#### Given material ####

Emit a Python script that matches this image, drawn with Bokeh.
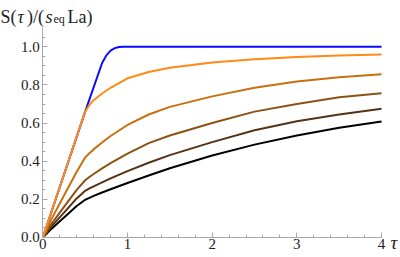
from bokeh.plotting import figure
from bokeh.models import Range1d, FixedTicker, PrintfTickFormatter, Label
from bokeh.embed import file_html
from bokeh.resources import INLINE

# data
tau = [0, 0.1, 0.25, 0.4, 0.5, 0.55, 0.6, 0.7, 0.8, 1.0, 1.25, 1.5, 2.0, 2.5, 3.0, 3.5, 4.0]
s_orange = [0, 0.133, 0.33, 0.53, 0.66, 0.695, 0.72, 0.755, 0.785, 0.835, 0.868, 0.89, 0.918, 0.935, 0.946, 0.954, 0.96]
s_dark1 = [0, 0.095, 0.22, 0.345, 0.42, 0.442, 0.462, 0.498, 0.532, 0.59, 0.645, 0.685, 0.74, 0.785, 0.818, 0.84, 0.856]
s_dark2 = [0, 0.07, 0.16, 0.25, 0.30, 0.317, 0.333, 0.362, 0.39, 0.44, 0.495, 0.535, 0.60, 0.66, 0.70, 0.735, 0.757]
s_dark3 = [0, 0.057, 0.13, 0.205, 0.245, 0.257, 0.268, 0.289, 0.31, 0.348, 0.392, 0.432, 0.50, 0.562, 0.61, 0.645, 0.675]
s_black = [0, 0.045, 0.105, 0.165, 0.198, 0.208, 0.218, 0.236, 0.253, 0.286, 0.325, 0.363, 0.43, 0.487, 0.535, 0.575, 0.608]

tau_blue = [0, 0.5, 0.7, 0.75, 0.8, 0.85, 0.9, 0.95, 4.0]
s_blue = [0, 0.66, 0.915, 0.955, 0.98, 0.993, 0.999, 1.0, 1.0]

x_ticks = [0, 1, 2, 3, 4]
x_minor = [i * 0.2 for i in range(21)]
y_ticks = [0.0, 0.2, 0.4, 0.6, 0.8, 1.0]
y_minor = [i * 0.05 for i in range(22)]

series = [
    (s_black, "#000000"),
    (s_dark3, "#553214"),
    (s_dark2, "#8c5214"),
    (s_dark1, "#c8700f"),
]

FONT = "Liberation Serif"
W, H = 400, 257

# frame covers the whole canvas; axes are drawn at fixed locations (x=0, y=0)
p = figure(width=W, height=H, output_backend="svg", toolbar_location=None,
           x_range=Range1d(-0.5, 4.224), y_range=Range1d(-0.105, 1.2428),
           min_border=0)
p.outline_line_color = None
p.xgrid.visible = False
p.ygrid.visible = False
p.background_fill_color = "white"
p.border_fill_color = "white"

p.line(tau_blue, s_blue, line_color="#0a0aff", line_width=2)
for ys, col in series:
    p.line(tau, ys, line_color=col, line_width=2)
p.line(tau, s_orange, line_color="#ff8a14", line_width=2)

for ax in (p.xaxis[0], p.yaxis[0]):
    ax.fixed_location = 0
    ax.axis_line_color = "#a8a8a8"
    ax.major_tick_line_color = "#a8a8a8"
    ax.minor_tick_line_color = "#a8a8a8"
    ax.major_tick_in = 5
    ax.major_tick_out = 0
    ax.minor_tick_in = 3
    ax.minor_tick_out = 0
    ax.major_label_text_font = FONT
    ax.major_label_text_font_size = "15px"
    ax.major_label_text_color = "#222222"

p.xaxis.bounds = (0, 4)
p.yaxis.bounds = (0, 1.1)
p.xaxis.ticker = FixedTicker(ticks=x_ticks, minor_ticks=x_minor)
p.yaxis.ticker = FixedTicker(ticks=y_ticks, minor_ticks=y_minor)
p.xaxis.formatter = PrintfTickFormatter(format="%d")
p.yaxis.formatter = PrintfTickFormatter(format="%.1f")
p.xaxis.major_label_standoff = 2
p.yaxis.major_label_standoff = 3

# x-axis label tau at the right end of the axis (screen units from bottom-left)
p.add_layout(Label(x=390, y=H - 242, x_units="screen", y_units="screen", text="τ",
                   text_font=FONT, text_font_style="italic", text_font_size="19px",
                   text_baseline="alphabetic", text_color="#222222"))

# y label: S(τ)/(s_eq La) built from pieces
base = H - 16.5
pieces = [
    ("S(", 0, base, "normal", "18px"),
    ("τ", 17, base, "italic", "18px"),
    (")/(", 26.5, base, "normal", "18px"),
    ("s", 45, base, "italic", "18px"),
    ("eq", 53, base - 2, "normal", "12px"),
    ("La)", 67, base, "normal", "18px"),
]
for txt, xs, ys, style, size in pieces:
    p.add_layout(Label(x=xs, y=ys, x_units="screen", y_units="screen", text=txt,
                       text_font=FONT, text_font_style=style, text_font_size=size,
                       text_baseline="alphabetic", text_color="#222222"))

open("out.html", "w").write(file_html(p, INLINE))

####

▶ _Task to complete_: Starting at the top of the listing above, reproduce each line up to and including the one with "from bokeh.resources import INLINE"; omit the pictures.

▶ _Result of this task_:
Emit a Python script that matches this image, drawn with Bokeh.
from bokeh.plotting import figure
from bokeh.models import Range1d, FixedTicker, PrintfTickFormatter, Label
from bokeh.embed import file_html
from bokeh.resources import INLINE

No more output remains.